Objective → Both boundary lines count: repeat, exactly and alone, the lines from the one containing "Clone this chart in matplotlib." to the one containing "ax.set_ylim(-4.7, 41.4)", with pictures left out.

┄┄┄┄┄┄┄┄┄┄

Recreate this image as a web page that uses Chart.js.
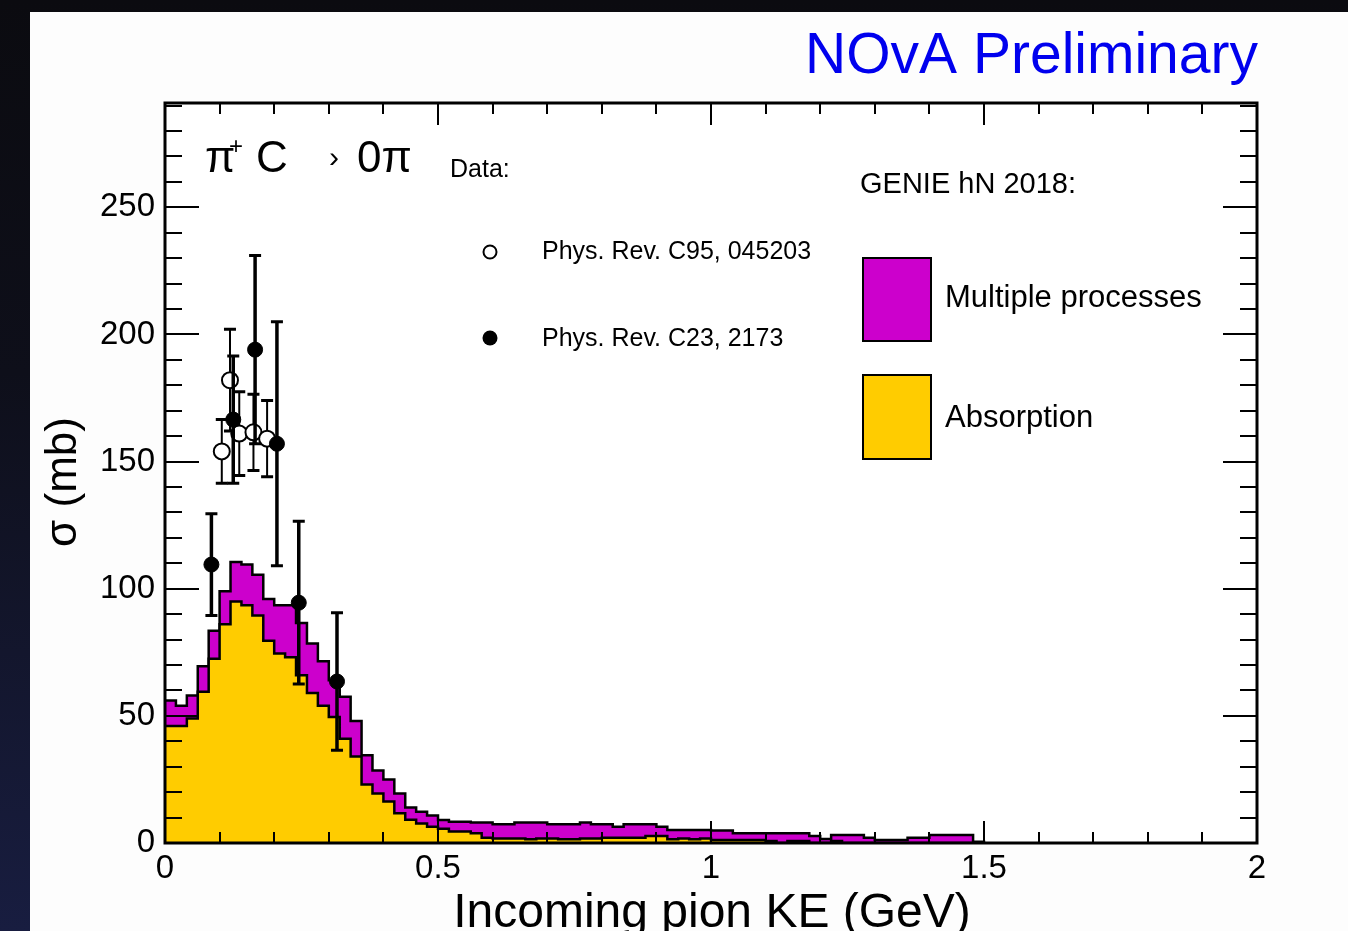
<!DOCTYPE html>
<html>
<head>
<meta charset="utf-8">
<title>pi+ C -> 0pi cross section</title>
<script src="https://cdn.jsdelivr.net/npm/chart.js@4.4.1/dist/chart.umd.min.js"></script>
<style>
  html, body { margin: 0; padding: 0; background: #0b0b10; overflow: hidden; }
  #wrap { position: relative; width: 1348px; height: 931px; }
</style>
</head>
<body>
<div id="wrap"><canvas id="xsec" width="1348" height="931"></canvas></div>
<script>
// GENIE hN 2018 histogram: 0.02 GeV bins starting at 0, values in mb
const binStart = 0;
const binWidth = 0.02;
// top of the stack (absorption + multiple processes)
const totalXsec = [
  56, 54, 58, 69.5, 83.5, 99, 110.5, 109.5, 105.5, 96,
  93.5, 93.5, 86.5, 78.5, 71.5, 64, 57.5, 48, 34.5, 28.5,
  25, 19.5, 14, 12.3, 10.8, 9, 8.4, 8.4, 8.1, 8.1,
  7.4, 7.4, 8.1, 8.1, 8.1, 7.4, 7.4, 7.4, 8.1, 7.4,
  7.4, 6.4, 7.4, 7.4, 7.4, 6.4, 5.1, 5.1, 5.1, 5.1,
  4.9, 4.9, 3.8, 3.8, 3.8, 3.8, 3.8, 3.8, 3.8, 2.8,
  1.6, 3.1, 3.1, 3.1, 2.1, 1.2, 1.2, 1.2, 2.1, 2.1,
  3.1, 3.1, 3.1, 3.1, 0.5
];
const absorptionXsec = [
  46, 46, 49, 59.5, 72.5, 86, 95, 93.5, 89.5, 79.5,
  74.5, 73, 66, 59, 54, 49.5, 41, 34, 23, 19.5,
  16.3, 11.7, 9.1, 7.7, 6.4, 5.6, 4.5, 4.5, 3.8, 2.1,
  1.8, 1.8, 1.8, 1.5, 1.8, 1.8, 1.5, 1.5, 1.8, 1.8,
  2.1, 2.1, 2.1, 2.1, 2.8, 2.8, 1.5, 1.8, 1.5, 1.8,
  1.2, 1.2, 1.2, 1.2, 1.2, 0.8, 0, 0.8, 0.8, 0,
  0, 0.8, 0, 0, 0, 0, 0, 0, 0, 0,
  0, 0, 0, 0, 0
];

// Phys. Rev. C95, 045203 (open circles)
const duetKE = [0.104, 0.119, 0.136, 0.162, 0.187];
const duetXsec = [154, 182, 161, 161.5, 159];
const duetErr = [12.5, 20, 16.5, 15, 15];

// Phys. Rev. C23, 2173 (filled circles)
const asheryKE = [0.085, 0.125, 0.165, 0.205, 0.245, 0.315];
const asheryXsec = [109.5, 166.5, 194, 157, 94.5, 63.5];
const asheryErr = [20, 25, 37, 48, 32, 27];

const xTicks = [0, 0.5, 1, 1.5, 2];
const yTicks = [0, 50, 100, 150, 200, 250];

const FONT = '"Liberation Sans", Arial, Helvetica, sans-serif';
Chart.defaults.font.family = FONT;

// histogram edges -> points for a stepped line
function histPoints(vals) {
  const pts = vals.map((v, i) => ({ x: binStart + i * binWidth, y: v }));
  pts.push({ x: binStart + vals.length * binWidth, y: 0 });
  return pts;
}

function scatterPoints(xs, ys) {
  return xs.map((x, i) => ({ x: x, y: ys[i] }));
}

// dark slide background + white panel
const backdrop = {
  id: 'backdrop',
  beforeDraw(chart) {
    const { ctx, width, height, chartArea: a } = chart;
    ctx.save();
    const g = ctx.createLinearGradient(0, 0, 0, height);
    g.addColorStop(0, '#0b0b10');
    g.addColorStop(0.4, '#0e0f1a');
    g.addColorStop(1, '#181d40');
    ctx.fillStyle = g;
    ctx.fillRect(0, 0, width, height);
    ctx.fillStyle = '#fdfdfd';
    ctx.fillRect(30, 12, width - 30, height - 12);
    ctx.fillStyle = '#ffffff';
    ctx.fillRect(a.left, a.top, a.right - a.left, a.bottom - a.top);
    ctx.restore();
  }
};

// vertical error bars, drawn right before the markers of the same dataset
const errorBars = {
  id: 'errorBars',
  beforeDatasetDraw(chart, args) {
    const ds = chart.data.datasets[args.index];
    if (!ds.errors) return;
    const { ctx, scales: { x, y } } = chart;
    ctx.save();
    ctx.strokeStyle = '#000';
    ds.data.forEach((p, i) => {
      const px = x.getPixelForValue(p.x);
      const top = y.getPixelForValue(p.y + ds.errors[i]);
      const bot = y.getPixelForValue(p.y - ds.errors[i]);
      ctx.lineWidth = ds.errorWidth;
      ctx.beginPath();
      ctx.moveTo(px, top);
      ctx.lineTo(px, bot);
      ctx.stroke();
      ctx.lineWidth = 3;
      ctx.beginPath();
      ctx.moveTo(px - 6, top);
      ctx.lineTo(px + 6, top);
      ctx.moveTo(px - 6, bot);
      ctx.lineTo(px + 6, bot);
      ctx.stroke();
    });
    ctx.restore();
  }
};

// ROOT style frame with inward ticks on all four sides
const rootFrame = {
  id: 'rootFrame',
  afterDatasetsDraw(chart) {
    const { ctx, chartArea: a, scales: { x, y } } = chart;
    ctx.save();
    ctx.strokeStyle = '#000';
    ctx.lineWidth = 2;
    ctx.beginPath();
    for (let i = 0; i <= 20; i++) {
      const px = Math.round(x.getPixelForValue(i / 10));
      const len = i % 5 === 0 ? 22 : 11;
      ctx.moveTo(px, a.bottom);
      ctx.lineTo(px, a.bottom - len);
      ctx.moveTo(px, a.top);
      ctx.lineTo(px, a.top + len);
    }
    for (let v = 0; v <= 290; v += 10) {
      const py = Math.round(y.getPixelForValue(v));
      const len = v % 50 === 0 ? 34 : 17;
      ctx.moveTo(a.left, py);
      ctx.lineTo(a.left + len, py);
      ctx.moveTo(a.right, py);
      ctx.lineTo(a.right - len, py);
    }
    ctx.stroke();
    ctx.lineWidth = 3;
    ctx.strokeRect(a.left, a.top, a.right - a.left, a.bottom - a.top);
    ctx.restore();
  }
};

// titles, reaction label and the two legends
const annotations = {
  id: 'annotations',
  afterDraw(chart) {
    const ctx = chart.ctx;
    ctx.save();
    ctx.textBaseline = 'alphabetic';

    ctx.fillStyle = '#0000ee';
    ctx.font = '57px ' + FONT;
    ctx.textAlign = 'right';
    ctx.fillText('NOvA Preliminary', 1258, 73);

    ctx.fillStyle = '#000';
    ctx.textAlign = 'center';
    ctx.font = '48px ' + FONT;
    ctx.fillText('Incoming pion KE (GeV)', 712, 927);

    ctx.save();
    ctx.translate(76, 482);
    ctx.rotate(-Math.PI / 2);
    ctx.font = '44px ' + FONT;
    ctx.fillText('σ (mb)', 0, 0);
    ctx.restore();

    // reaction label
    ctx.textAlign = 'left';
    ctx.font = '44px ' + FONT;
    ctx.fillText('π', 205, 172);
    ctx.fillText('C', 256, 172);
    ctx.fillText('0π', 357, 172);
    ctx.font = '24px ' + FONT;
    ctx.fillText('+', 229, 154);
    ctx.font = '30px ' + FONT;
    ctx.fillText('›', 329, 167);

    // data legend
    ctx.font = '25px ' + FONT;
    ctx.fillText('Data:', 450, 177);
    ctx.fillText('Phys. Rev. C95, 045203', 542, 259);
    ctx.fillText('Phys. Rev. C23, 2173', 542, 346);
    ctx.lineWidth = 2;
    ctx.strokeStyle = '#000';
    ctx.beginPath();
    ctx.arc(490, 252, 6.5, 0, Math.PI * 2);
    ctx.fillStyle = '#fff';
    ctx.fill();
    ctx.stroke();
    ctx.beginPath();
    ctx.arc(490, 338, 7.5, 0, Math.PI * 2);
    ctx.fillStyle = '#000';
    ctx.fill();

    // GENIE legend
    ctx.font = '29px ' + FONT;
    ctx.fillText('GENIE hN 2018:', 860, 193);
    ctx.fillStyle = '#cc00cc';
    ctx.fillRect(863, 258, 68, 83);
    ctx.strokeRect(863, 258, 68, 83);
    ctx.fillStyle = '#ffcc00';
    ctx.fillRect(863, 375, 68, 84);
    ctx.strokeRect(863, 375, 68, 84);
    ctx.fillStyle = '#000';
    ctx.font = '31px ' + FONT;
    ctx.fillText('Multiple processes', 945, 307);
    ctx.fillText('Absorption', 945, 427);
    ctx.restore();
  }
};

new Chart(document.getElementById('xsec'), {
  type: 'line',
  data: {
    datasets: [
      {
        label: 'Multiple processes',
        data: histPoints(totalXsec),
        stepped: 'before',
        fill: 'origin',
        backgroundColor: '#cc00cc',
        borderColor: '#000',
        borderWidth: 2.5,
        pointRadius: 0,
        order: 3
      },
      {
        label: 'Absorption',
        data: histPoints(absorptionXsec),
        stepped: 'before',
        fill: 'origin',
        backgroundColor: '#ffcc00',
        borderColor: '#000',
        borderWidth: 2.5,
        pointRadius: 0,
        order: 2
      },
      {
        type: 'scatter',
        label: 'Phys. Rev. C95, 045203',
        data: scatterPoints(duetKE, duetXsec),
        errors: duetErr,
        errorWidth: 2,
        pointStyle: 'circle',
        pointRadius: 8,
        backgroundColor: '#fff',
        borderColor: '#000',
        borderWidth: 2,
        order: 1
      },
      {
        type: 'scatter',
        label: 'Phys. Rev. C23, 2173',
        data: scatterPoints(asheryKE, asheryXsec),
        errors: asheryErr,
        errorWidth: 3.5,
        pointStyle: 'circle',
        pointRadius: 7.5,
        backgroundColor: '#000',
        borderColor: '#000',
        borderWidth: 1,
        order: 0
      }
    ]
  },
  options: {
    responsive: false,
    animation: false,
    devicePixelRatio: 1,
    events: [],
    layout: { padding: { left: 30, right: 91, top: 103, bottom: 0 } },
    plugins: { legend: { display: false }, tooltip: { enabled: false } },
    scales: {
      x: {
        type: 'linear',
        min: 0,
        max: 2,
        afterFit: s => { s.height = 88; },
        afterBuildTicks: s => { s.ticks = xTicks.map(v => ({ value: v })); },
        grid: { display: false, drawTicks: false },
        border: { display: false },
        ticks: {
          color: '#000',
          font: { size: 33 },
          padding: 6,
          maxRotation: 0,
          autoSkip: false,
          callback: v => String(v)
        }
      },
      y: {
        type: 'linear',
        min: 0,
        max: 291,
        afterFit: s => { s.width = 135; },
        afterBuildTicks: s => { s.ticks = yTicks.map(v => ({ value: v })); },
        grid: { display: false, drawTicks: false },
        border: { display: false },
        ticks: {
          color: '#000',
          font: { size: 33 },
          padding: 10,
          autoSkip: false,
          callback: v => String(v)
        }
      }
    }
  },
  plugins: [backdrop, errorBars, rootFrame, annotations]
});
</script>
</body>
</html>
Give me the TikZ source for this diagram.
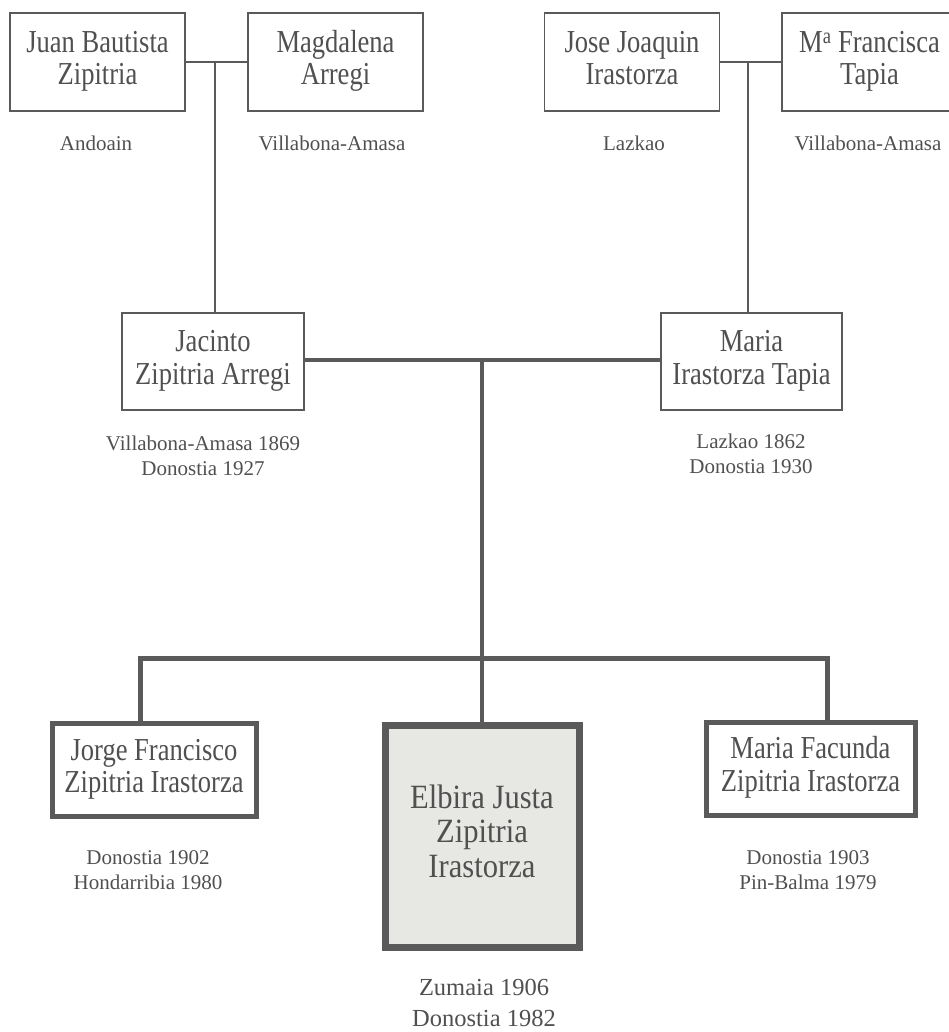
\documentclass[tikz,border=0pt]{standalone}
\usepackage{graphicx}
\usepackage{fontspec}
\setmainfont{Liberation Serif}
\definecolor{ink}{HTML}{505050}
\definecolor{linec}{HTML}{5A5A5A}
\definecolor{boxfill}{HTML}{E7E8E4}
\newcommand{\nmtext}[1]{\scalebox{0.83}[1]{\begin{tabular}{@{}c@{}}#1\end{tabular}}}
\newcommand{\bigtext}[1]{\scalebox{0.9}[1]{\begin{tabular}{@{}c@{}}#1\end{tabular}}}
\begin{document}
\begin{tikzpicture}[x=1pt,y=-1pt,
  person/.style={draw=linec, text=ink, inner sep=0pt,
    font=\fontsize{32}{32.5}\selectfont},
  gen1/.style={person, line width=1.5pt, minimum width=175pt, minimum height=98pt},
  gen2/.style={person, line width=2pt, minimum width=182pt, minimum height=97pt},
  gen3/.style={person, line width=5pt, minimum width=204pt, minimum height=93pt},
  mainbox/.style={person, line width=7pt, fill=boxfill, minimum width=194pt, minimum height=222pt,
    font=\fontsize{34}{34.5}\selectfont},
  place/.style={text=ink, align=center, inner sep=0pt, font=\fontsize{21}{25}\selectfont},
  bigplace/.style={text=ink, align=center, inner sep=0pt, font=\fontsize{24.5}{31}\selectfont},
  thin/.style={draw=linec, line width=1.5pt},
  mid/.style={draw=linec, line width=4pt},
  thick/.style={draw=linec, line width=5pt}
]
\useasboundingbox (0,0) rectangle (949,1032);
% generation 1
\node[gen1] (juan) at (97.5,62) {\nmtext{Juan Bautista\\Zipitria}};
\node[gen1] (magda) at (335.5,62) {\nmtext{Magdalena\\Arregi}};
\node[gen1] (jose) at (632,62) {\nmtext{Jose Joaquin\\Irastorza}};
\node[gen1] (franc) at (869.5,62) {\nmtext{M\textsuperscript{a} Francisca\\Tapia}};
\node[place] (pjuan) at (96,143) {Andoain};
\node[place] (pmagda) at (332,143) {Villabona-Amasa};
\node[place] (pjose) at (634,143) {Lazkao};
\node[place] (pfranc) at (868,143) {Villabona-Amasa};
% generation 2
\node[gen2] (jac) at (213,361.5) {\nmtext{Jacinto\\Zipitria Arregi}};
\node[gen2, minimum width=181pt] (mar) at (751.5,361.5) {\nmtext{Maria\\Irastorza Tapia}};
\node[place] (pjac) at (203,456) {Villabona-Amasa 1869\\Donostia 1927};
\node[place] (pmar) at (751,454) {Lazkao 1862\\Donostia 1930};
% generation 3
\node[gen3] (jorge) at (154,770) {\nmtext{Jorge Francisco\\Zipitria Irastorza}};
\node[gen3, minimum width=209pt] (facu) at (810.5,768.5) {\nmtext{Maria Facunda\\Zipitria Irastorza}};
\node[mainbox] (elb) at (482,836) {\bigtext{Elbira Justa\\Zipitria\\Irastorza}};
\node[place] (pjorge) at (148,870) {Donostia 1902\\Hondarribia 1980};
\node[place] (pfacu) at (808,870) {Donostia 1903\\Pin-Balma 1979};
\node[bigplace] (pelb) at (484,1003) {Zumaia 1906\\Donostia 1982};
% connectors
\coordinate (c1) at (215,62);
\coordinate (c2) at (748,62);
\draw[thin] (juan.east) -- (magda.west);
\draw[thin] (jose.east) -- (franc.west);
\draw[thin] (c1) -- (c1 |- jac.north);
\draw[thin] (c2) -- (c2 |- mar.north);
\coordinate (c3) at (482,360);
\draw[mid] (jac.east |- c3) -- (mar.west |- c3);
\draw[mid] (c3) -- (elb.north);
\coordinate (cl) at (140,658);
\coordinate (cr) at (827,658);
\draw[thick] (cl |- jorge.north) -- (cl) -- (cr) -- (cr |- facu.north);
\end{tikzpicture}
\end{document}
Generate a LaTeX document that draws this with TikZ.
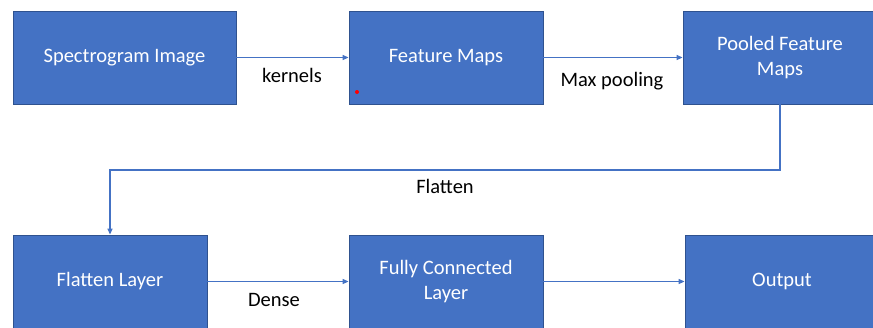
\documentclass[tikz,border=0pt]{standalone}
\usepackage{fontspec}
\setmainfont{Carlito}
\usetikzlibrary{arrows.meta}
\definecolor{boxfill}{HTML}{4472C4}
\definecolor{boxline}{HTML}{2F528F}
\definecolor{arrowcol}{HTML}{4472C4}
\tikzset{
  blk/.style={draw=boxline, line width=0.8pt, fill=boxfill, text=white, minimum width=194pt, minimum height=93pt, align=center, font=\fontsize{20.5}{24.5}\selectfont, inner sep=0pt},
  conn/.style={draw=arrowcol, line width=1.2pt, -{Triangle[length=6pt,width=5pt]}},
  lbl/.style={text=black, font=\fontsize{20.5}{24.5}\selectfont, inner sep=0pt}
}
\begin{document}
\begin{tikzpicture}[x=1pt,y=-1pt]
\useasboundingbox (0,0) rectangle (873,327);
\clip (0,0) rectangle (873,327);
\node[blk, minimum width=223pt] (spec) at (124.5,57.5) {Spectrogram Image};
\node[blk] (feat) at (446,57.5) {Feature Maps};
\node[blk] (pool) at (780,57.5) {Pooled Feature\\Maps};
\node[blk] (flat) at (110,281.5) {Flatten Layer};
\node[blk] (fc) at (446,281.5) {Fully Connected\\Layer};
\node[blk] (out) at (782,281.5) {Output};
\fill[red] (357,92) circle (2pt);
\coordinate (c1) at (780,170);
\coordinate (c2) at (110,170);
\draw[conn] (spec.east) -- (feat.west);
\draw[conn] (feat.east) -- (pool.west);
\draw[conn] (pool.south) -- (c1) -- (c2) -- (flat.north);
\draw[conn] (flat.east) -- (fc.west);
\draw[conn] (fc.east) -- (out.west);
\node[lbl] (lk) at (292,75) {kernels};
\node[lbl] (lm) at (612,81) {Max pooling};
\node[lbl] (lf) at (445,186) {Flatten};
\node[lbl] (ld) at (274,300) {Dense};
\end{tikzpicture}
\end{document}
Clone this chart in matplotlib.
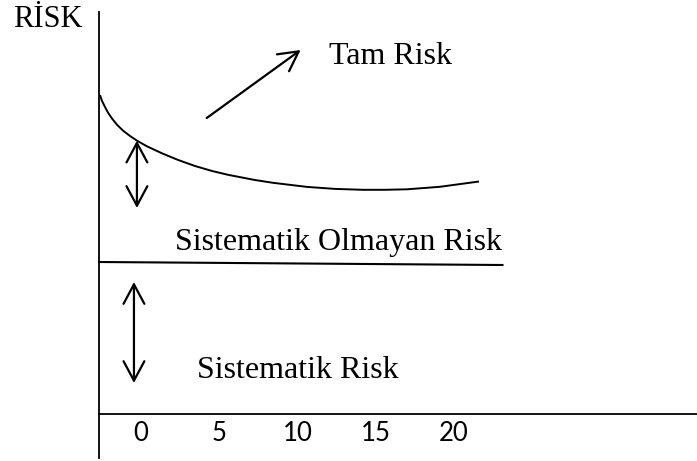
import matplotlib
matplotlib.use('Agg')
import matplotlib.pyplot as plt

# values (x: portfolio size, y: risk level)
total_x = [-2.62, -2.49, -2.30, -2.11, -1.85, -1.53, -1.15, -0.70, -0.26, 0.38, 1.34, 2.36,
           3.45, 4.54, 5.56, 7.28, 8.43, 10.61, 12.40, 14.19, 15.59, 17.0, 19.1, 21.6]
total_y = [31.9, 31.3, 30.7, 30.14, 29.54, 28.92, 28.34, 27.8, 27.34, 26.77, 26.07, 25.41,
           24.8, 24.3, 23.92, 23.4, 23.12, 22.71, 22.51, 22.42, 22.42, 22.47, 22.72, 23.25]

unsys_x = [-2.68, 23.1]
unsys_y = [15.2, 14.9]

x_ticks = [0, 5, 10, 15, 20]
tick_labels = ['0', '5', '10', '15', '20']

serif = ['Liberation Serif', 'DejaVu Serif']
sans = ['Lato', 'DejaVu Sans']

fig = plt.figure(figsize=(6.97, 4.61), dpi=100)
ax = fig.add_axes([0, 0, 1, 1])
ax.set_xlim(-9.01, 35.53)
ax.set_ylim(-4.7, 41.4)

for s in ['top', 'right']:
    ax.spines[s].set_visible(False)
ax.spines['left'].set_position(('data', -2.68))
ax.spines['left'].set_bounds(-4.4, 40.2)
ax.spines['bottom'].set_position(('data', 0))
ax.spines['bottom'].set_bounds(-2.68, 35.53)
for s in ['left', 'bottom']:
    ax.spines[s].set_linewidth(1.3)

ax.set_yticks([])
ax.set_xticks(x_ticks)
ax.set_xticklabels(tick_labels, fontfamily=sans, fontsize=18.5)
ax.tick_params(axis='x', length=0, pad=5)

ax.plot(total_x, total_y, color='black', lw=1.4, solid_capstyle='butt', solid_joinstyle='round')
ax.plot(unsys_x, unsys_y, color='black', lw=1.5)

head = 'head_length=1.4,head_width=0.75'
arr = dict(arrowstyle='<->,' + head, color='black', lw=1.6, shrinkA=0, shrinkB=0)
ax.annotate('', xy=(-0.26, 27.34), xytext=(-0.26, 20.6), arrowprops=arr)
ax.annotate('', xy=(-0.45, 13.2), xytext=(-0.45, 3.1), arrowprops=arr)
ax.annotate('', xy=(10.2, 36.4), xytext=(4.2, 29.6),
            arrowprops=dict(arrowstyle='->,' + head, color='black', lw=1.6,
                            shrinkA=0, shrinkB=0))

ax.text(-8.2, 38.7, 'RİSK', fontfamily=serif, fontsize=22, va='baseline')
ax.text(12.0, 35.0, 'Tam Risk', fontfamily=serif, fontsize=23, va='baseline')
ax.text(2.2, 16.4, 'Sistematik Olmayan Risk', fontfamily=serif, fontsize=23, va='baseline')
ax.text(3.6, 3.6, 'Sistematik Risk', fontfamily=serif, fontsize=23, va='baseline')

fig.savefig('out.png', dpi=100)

┄┄┄┄┄┄┄┄┄┄

Task output →
Clone this chart in matplotlib.
import matplotlib
matplotlib.use('Agg')
import matplotlib.pyplot as plt

# values (x: portfolio size, y: risk level)
total_x = [-2.62, -2.49, -2.30, -2.11, -1.85, -1.53, -1.15, -0.70, -0.26, 0.38, 1.34, 2.36,
           3.45, 4.54, 5.56, 7.28, 8.43, 10.61, 12.40, 14.19, 15.59, 17.0, 19.1, 21.6]
total_y = [31.9, 31.3, 30.7, 30.14, 29.54, 28.92, 28.34, 27.8, 27.34, 26.77, 26.07, 25.41,
           24.8, 24.3, 23.92, 23.4, 23.12, 22.71, 22.51, 22.42, 22.42, 22.47, 22.72, 23.25]

unsys_x = [-2.68, 23.1]
unsys_y = [15.2, 14.9]

x_ticks = [0, 5, 10, 15, 20]
tick_labels = ['0', '5', '10', '15', '20']

serif = ['Liberation Serif', 'DejaVu Serif']
sans = ['Lato', 'DejaVu Sans']

fig = plt.figure(figsize=(6.97, 4.61), dpi=100)
ax = fig.add_axes([0, 0, 1, 1])
ax.set_xlim(-9.01, 35.53)
ax.set_ylim(-4.7, 41.4)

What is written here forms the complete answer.